Kitty should be enjoying her senior year and looking forward to graduation. Instead, her life revolves the cycles of the moon and eradicating the werewolves that plague her community. Joe, her boyfriend and hunting partner, is getting fed up with Kitty’s one track mind. He wants to start making plans with Kitty for the future. However, Kitty won’t even consider leaving town for college unless she’s sure the werewolves are gone. Unfortunately, the fight against the werewolves just got a whole lot more personal.
As I read the final installment in the Kitty Irish Trilogy, I was once again struck by the strength of Kitty’s character. She has grown up so much in the last year. While her father was gone, she held the family together, fought werewolves, and kept up with her school work. She expected life to get easier once her father returned from Iraq. Instead, her life becomes even more complicated. Kitty’s frustration with her friends and family is completely understandable. Her parents are wrapped up in their own problems and her friends want to move on with their lives. Kitty’s fight against the wolves is important, but she’s beginning to buckle under all the pressure.

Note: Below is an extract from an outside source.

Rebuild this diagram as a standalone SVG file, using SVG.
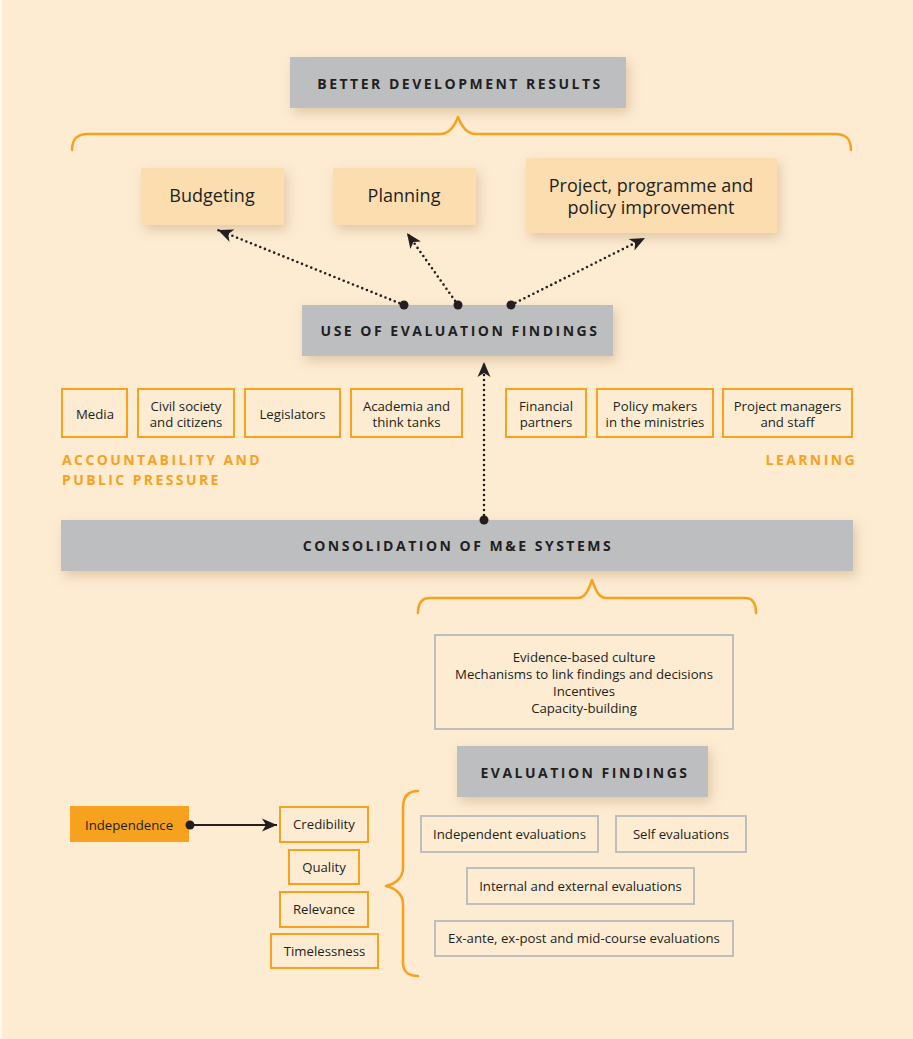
<svg xmlns="http://www.w3.org/2000/svg" width="913" height="1039" viewBox="0 0 913 1039">
<defs>
<style>
.bg{fill:#FDEBD2}
.grey{fill:#BCBEC0}
.tan{fill:#FBDDB0}
.obox{fill:none;stroke:#F6A21E;stroke-width:2}
.gbox{fill:none;stroke:#BCBEC0;stroke-width:2}
.brace{fill:none;stroke:#F6A21E;stroke-width:2.5;stroke-linecap:round;stroke-linejoin:round}
.head{font-family:"Open Sans","Noto Sans",sans-serif;font-weight:700;font-size:14px;letter-spacing:2.5px;fill:#231F20;text-anchor:middle}
.ohead{font-family:"Open Sans","Noto Sans",sans-serif;font-weight:700;font-size:14px;letter-spacing:2.4px;fill:#F6A21E}
.big{font-family:"Open Sans","Noto Sans",sans-serif;font-size:18px;fill:#231F20;text-anchor:middle}
.sm{font-family:"Open Sans","Noto Sans",sans-serif;font-size:13.2px;fill:#231F20;text-anchor:middle}
.dot{stroke:#231F20;stroke-width:2.6;stroke-linecap:round;stroke-dasharray:0 5;fill:none}
.solid{stroke:#231F20;stroke-width:2;fill:none}
.cap{fill:#231F20}
</style>
<filter id="sh" x="-20%" y="-30%" width="150%" height="180%">
<feDropShadow dx="3" dy="5" stdDeviation="6" flood-color="#A88558" flood-opacity="0.35"/>
</filter>
<marker id="ah" viewBox="-16 -8 18 16" refX="0" refY="0" markerWidth="18" markerHeight="16" markerUnits="userSpaceOnUse" orient="auto">
<path d="M0,0 L-15,-6.5 L-11,0 L-15,6.5 Z" fill="#231F20"/>
</marker>
</defs>
<rect class="bg" x="0" y="0" width="913" height="1039"/>
<rect x="0" y="0" width="2" height="1039" fill="#FFF7EC"/>

<g id="better-development-results">
<rect class="grey" x="290" y="57" width="336" height="51" filter="url(#sh)"/>
<text class="head" x="460" y="89">BETTER DEVELOPMENT RESULTS</text>
</g>
<g id="brace-top"><path class="brace" d="M72,150 C72,140 76,134 88,134 L440,134 C450,134 455,125 458,117 C461,125 466,134 476,134 L835,134 C847,134 851,140 851,150"/></g>

<g id="budgeting">
<rect class="tan" x="141" y="168" width="143" height="57" filter="url(#sh)"/>
<text class="big" x="212" y="202">Budgeting</text>
</g>
<g id="planning">
<rect class="tan" x="333" y="168" width="143" height="57" filter="url(#sh)"/>
<text class="big" x="404" y="202">Planning</text>
</g>
<g id="project-improvement">
<rect class="tan" x="526" y="158" width="251" height="75" filter="url(#sh)"/>
<text class="big" x="651" y="192">Project, programme and</text>
<text class="big" x="651" y="214">policy improvement</text>
</g>

<g id="use-of-evaluation-findings">
<rect class="grey" x="302" y="305" width="311" height="51" filter="url(#sh)"/>
<text class="head" x="460" y="336">USE OF EVALUATION FINDINGS</text>
</g>

<g id="media"><rect class="obox" x="62" y="389" width="65" height="48"/><text class="sm" x="95" y="418.5">Media</text></g>
<g id="civil-society"><rect class="obox" x="138" y="389" width="96" height="48"/><text class="sm" x="186" y="410.5">Civil society</text><text class="sm" x="186" y="426.5">and citizens</text></g>
<g id="legislators"><rect class="obox" x="245" y="389" width="95" height="48"/><text class="sm" x="292.5" y="418.5">Legislators</text></g>
<g id="academia"><rect class="obox" x="351" y="389" width="111" height="48"/><text class="sm" x="406.5" y="410.5">Academia and</text><text class="sm" x="406.5" y="426.5">think tanks</text></g>
<g id="financial-partners"><rect class="obox" x="506" y="389" width="80" height="48"/><text class="sm" x="546" y="410.5">Financial</text><text class="sm" x="546" y="426.5">partners</text></g>
<g id="policy-makers"><rect class="obox" x="597" y="389" width="116" height="48"/><text class="sm" x="655" y="410.5">Policy makers</text><text class="sm" x="655" y="426.5">in the ministries</text></g>
<g id="project-managers"><rect class="obox" x="723" y="389" width="129" height="48"/><text class="sm" x="787.5" y="410.5">Project managers</text><text class="sm" x="787.5" y="426.5">and staff</text></g>

<g id="accountability-label">
<text class="ohead" x="62" y="465">ACCOUNTABILITY AND</text>
<text class="ohead" x="62" y="485">PUBLIC PRESSURE</text>
</g>
<g id="learning-label"><text class="ohead" x="857" y="465" text-anchor="end">LEARNING</text></g>

<g id="consolidation">
<rect class="grey" x="61" y="520" width="792" height="51" filter="url(#sh)"/>
<text class="head" x="458" y="551">CONSOLIDATION OF M&amp;E SYSTEMS</text>
</g>
<g id="brace-middle"><path class="brace" d="M418,613 C418,604 421,598 430,598 L578,598 C586,598 589,588 592,580 C595,588 598,598 606,598 L745,598 C753,598 756,604 756,613"/></g>

<g id="conditions">
<rect class="gbox" x="435" y="635" width="298" height="94"/>
<text class="sm" x="584" y="661.5">Evidence-based culture</text>
<text class="sm" x="584" y="678.5">Mechanisms to link findings and decisions</text>
<text class="sm" x="584" y="695.5">Incentives</text>
<text class="sm" x="584" y="712.5">Capacity-building</text>
</g>

<g id="evaluation-findings">
<rect class="grey" x="457" y="746" width="251" height="51" filter="url(#sh)"/>
<text class="head" x="585" y="778">EVALUATION FINDINGS</text>
</g>

<g id="independence">
<rect x="70" y="806" width="119" height="36" fill="#F6A21E"/>
<text class="sm" x="129" y="829.5">Independence</text>
</g>
<g id="credibility"><rect class="obox" x="280" y="807" width="88" height="35"/><text class="sm" x="324" y="829">Credibility</text></g>
<g id="quality"><rect class="obox" x="289" y="850" width="70" height="34"/><text class="sm" x="324" y="871.5">Quality</text></g>
<g id="relevance"><rect class="obox" x="280" y="892" width="88" height="35"/><text class="sm" x="324" y="914">Relevance</text></g>
<g id="timelessness"><rect class="obox" x="271" y="934" width="107" height="34"/><text class="sm" x="324.5" y="955.5">Timelessness</text></g>

<g id="brace-left"><path class="brace" d="M418,791 C408,791 403,797 403,808 L403,868 C403,878 395,884 386,886 C395,888 403,894 403,904 L403,962 C403,972 408,976 418,976"/></g>

<g id="independent-evaluations"><rect class="gbox" x="421" y="816" width="177" height="36"/><text class="sm" x="509.5" y="838.5">Independent evaluations</text></g>
<g id="self-evaluations"><rect class="gbox" x="616" y="816" width="130" height="36"/><text class="sm" x="681" y="838.5">Self evaluations</text></g>
<g id="internal-external"><rect class="gbox" x="467" y="868" width="227" height="36"/><text class="sm" x="580.5" y="890.5">Internal and external evaluations</text></g>
<g id="ex-ante"><rect class="gbox" x="435" y="921" width="298" height="35"/><text class="sm" x="584" y="943">Ex-ante, ex-post and mid-course evaluations</text></g>

<g id="connectors">
<line class="dot" x1="404" y1="305" x2="218" y2="230" marker-end="url(#ah)"/>
<line class="dot" x1="458" y1="305" x2="407" y2="233" marker-end="url(#ah)"/>
<line class="dot" x1="511" y1="305" x2="645" y2="238" marker-end="url(#ah)"/>
<line class="dot" x1="484" y1="520" x2="484" y2="362" marker-end="url(#ah)"/>
<line class="solid" x1="190" y1="825" x2="277" y2="825" marker-end="url(#ah)"/>
<circle class="cap" cx="404" cy="305" r="4.5"/>
<circle class="cap" cx="458" cy="305" r="4.5"/>
<circle class="cap" cx="511" cy="305" r="4.5"/>
<circle class="cap" cx="484" cy="520" r="4.5"/>
<circle class="cap" cx="190" cy="825" r="4.5"/>
</g>
</svg>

Like Kitty, I was extremely frustrated with her parents. I completely understand that Kitty’s father had a lot to deal with coming back from Iraq, and Kitty’s mother was under an immense amount of stress caring for her husband. However, it is very clear throughout the story that something is wrong not only with Kitty, but also her younger brother Sam. I couldn’t understand why Kitty’s parents wouldn’t sit their children down and ask them what was wrong. Instead, Kitty’s dad barely moves from his chair and her mother just forges on like everything is okay. I was dismayed not only by their attitudes, but also their lack of action. I kept wondering if they were ever going to snap out of it, or if they would really let their children slip away from them.
I also had a hard time understanding why Kitty wouldn’t clue her parents in concerning her brother’s covert activities with their long lost uncle. I understand that Kitty sees herself as Sam’s caregiver, but she really needs to realize that she can’t control everything. If she’d have simply admitted everything to her parents when her uncle showed up, she could have spared everyone a lot of stress and grief.
I must say that the conclusion of the trilogy is a real nail biter. Would Kitty finally confide in her parents? Would they be able to save Sam? Could Kitty’s relationship with Joe be salvaged? These questions whirred around in my mind as I raced through the pages. I felt as though I were running right next to Kitty trying to save everyone she cared about. When the dust settled, I was satisfied. There were a few things that didn’t go as I had hoped, but I think Kitty is well on her way to enjoying a life of her own.
I’m so glad I had the opportunity to read and review Flying in the Dark. Kitty is a wonderfully rounded character, and I truly enjoyed getting to know her throughout the series. I highly recommend Flying in the Dark and the entire Kitty Irish Trilogy to anyone searching for a gripping young adult paranormal series.